|Nebraska is a state that lies in both the Great Plains and the Midwestern United States. It is bordered by South Dakota to the north; Iowa to the east and Missouri to the southeast, both across the Missouri River; Kansas to the south; Colorado to the southwest; and Wyoming to the west. It is the only triply landlocked U.S. state.
Nebraska’s area is just over 77,220 square miles (200,000 km2) with a population of almost 1.9 million people. Its state capital is Lincoln, and its largest city is Omaha, which is on the Missouri River.
Indigenous peoples, including Omaha, Missouria, Ponca, Pawnee, Otoe, and various branches of the Lakota (Sioux) tribes, lived in the region for thousands of years before European exploration. The state is crossed by many historic trails, including that of the Lewis and Clark Expedition.

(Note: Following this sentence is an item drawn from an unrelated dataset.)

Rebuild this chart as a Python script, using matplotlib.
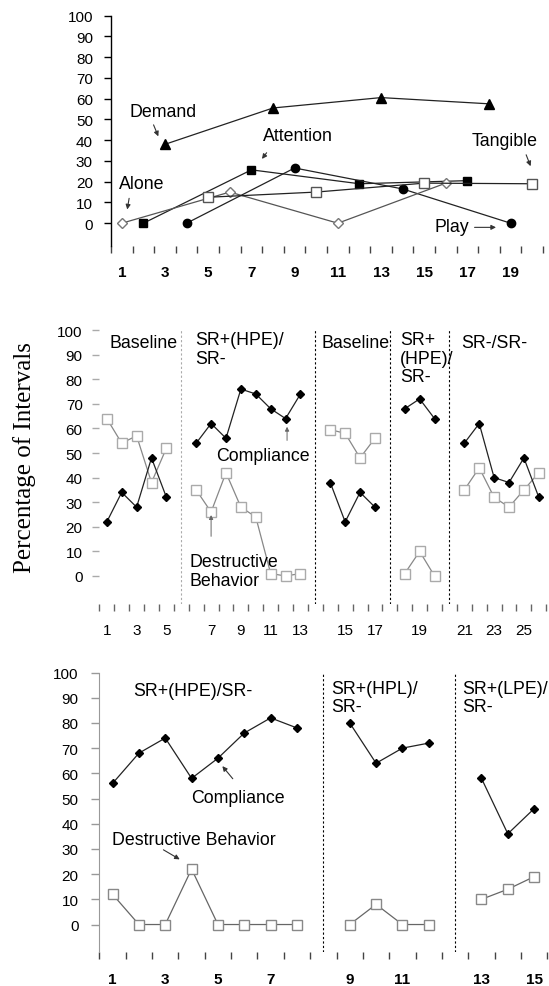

Nebraska was admitted as the 37th state of the United States in 1867. It is the only state in the United States whose legislature is unicameral and officially nonpartisan.

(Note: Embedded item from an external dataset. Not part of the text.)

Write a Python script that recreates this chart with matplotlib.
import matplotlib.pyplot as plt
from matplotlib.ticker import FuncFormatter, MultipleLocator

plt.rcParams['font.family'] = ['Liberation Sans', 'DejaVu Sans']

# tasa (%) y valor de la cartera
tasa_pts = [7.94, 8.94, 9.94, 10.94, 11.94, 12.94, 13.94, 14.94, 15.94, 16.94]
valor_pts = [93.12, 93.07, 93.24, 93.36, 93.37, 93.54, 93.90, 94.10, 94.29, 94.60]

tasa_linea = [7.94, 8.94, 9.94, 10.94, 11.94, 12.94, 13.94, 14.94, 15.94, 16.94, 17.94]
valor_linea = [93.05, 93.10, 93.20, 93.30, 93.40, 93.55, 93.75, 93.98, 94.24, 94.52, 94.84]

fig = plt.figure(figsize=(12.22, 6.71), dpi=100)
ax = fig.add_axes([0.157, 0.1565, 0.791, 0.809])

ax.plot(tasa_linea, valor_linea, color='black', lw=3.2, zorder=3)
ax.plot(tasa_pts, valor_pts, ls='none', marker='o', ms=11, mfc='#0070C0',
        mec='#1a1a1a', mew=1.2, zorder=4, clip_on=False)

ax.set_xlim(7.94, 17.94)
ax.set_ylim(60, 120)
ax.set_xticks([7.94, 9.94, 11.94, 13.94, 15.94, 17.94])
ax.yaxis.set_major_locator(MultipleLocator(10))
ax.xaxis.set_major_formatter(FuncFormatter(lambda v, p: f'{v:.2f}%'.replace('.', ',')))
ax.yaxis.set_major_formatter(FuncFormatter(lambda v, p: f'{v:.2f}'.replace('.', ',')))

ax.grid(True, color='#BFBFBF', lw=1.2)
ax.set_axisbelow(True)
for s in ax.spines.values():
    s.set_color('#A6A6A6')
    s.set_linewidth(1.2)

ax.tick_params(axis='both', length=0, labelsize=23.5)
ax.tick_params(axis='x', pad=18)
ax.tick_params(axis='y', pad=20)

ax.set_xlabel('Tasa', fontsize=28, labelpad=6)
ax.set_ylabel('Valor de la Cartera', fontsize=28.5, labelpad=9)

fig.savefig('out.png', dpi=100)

Nebraska is composed of two major land regions: the Dissected Till Plains and the Great Plains. The Dissected Till Plains region consists of gently rolling hills and contains the state’s largest cities, Omaha and Lincoln. The Great Plains region, occupying most of western Nebraska, is characterized by treeless prairie, suitable for cattle-grazing.
Nebraska has two major climatic zones. The eastern half of the state has a humid continental climate (Köppen climate classification Dfa); a unique warmer subtype considered “warm-temperate” exists near the southern plains like in Kansas and Oklahoma which have a predominantly humid subtropical climate. The western half of the state has a primarily semi-arid climate (Koppen BSk). The state has wide variations between winter and summer temperatures, variations that decrease moving south in the state. Violent thunderstorms and tornadoes occur primarily during spring and summer and sometimes in autumn. Chinook winds tend to warm the state significantly in the winter and early spring.